CASA Advocates address rising child abuse cases in Bell County

Every day thousands of children live as victims of child abuse and that includes a staggering number of kids right here in Bell County.

According to the Texas Department of Family Protective Services, in 2020 alone they saw over 250,000 alleged victims of child abuse or neglect.

Close to 70,000 of those cases were confirmed and over 2,000 cases were in Bell County alone.

According to advocates for child abuse victims at CASA of Bell and Coryell Counties, the current number of active cases in Bell County is still way too high.

“The stats in Bell County are rather staggering,” said Lolita Gilmore, a recruiter for CASA of Bell and Coryell Counties. “Now, when we look at the 146th and 52nd district family courts that deal with child abuse in their system we have about 1,100 cases.”

These numbers are why hundreds of people volunteer to help child abuse victims by becoming a CASA.

“A CASA is a Court Appointed Special Advocate,” said Gilmore. “It is what we call your premiere volunteer experience and why is that? You become the voice of that child. You become the voice of honestly, the entire family unit.”

CASA’s like Lexie Davis are able to understand what these children are going through because she herself is a child abuse survivor. For Davis, the abuse started with her grandmother and other relatives when she was a child in the 1960s.

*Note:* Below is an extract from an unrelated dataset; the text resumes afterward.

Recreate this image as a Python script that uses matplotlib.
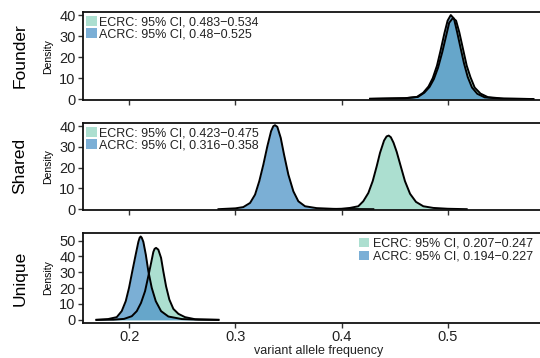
import matplotlib
matplotlib.use('Agg')
import matplotlib.pyplot as plt
from matplotlib.patches import Patch

plt.rcParams['font.family'] = ['Liberation Sans', 'DejaVu Sans']

# 面板名称和图例文字
panel_names = ['Founder', 'Shared', 'Unique']
founder_labels = ['ECRC: 95% CI, 0.483\u22120.534', 'ACRC: 95% CI, 0.48\u22120.525']
shared_labels = ['ECRC: 95% CI, 0.423\u22120.475', 'ACRC: 95% CI, 0.316\u22120.358']
unique_labels = ['ECRC: 95% CI, 0.207\u22120.247', 'ACRC: 95% CI, 0.194\u22120.227']

# 密度曲线
founder_ecrc_x = [0.427, 0.46, 0.472, 0.478, 0.483, 0.487, 0.491, 0.495, 0.4985, 0.5015, 0.505,
                  0.508, 0.511, 0.5145, 0.518, 0.5215, 0.5255, 0.531, 0.538, 0.553, 0.581]
founder_ecrc_y = [0.1, 0.4, 1.0, 3.0, 5.8, 9.5, 15, 22.5, 30, 36.5, 38.8,
                  37.5, 32, 24, 16, 10.5, 5.5, 2.6, 0.9, 0.2, 0.0]
founder_acrc_x = [0.427, 0.46, 0.471, 0.477, 0.482, 0.486, 0.490, 0.4935, 0.497, 0.500, 0.503,
                  0.506, 0.509, 0.512, 0.5155, 0.519, 0.523, 0.528, 0.535, 0.55, 0.58]
founder_acrc_y = [0.1, 0.4, 1.0, 3.0, 6.0, 10, 16, 23.5, 31.5, 37.5, 40.2,
                  38.5, 32, 25, 17, 10.5, 5.5, 2.5, 0.8, 0.2, 0.0]

shared_ecrc_x = [0.385, 0.400, 0.408, 0.4158, 0.4205, 0.4253, 0.4294, 0.4332, 0.4363, 0.4401,
                 0.4425, 0.4445, 0.4465, 0.449, 0.452, 0.4558, 0.4598, 0.4646, 0.4702, 0.4771,
                 0.4865, 0.500, 0.518]
shared_ecrc_y = [0.0, 0.2, 0.6, 1.4, 3.8, 7.8, 13.5, 20.7, 27.1, 33.0,
                 35.0, 35.4, 34.6, 32.0, 27.6, 20.7, 13.5, 7.4, 3.5, 1.4,
                 0.6, 0.2, 0.0]
shared_acrc_x = [0.284, 0.300, 0.3074, 0.3138, 0.3185, 0.3225, 0.3263, 0.3301, 0.3336, 0.3357,
                 0.3373, 0.3395, 0.3427, 0.3458, 0.3499, 0.3546, 0.3593, 0.3656, 0.3766, 0.395, 0.43]
shared_acrc_y = [0.0, 0.4, 1.0, 3.0, 7.0, 13.5, 21.4, 30.3, 37.5, 39.9,
                 40.4, 39.6, 34.3, 26.3, 16.6, 8.6, 3.8, 1.4, 0.5, 0.1, 0.0]

unique_ecrc_x = [0.169, 0.185, 0.195, 0.2023, 0.207, 0.211, 0.2148, 0.2179, 0.2205, 0.2226,
                 0.2238, 0.2252, 0.2273, 0.2299, 0.232, 0.2346, 0.2377, 0.2415, 0.2462, 0.2525,
                 0.2619, 0.284]
unique_ecrc_y = [0.0, 0.1, 0.6, 2.3, 5.5, 10.7, 18.1, 27.6, 35.9, 42.8,
                 44.8, 45.4, 44.3, 39.1, 30.7, 21.2, 12.8, 6.9, 3.8, 1.7,
                 0.4, 0.0]
unique_acrc_x = [0.169, 0.180, 0.1881, 0.1928, 0.1966, 0.1997, 0.2028, 0.206, 0.2085, 0.2097,
                 0.2107, 0.2117, 0.2132, 0.2155, 0.2179, 0.2211, 0.2249, 0.2299, 0.2368, 0.2494,
                 0.265, 0.284]
unique_acrc_y = [0.0, 0.5, 1.7, 5.5, 11.8, 20.2, 30.7, 41.2, 49.2, 51.8,
                 52.6, 51.8, 49.2, 41.2, 30.7, 20.2, 11.8, 5.5, 2.1, 0.5,
                 0.1, 0.0]

x_ticks = [0.2, 0.3, 0.4, 0.5]
x_tick_labels = ['0.2', '0.3', '0.4', '0.5']

ecrc_color = '#acdfd0'
acrc_color = '#4f94c8'
acrc_legend = '#7bafd6'

fig = plt.figure(figsize=(5.4, 3.58), dpi=100)

panels = [
    (founder_ecrc_x, founder_ecrc_y, founder_acrc_x, founder_acrc_y, founder_labels,
     [0.1531, 0.7193, 0.8469, 0.2480], (-0.7, 41.8), [0, 10, 20, 30, 40]),
    (shared_ecrc_x, shared_ecrc_y, shared_acrc_x, shared_acrc_y, shared_labels,
     [0.1531, 0.4134, 0.8469, 0.2439], (-0.4, 41.6), [0, 10, 20, 30, 40]),
    (unique_ecrc_x, unique_ecrc_y, unique_acrc_x, unique_acrc_y, unique_labels,
     [0.1531, 0.0986, 0.8469, 0.2497], (-1.8, 54.6), [0, 10, 20, 30, 40, 50]),
]

for i, (ex, ey, ax_, ay, labels, pos, ylim, yticks) in enumerate(panels):
    ax = fig.add_axes(pos)
    ax.fill_between(ex, ey, 0, color=ecrc_color, lw=0)
    ax.plot(ex, ey, color='black', lw=1.4)
    ax.fill_between(ax_, ay, 0, color=acrc_color, alpha=0.75, lw=0)
    ax.plot(ax_, ay, color='black', lw=1.4)

    ax.set_xlim(0.156, 0.5871)
    ax.set_ylim(*ylim)
    ax.set_yticks(yticks)
    ax.set_xticks(x_ticks)
    if i == 2:
        ax.set_xticklabels(x_tick_labels)
    else:
        ax.set_xticklabels([])
    ax.tick_params(labelsize=10.5, length=3.5, width=1, colors='#333333', pad=1.5)
    ax.tick_params(labelcolor='#222222')
    ax.spines['right'].set_visible(False)
    for s in ['top', 'bottom', 'left']:
        ax.spines[s].set_linewidth(1.3)
        ax.spines[s].set_color('#111111')

    ax.text(-0.076, 0.5, 'Density', transform=ax.transAxes, rotation=90,
            ha='center', va='center', fontsize=7.5)
    ax.text(-0.137, 0.5, panel_names[i], transform=ax.transAxes, rotation=90,
            ha='center', va='center', fontsize=12.5)

    handles = [Patch(facecolor=ecrc_color, edgecolor='none'),
               Patch(facecolor=acrc_legend, edgecolor='none')]
    if i < 2:
        leg = ax.legend(handles, labels, loc='upper left', bbox_to_anchor=(0.007, 0.95),
                        frameon=False, fontsize=9, borderpad=0, borderaxespad=0,
                        handlelength=0.85, handleheight=0.8, handletextpad=0.2,
                        labelspacing=0.0)
    else:
        leg = ax.legend(handles, labels, loc='upper right', bbox_to_anchor=(0.985, 0.95),
                        frameon=False, fontsize=9, borderpad=0, borderaxespad=0,
                        handlelength=0.85, handleheight=0.8, handletextpad=0.3,
                        labelspacing=0.05)
    for t in leg.get_texts():
        t.set_color('#222222')

    if i == 2:
        ax.text(0.517, -0.32, 'variant allele frequency', transform=ax.transAxes,
                ha='center', va='center', fontsize=9, color='#222222')

fig.savefig('out.png', dpi=100)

“They beat her up, and she beat us up, and we were getting beat up by them and her,” said Davis. “Then the sexual abuse started from an uncle.”

It wasn’t long before she and the other kids were subjected to horrific acts such as being forced to fight each other to avoid beatings.

“We had to physically fight for their entertainment and the one that lost had to strip naked right and get beat with an extension cord,” said Davis. “I have a brother whose back looks like he was a slave because he would let me win.”

Now close to 60 years later, Davis is a CASA and fights for children that suffer abuse at the hands of those who are supposed to protect them.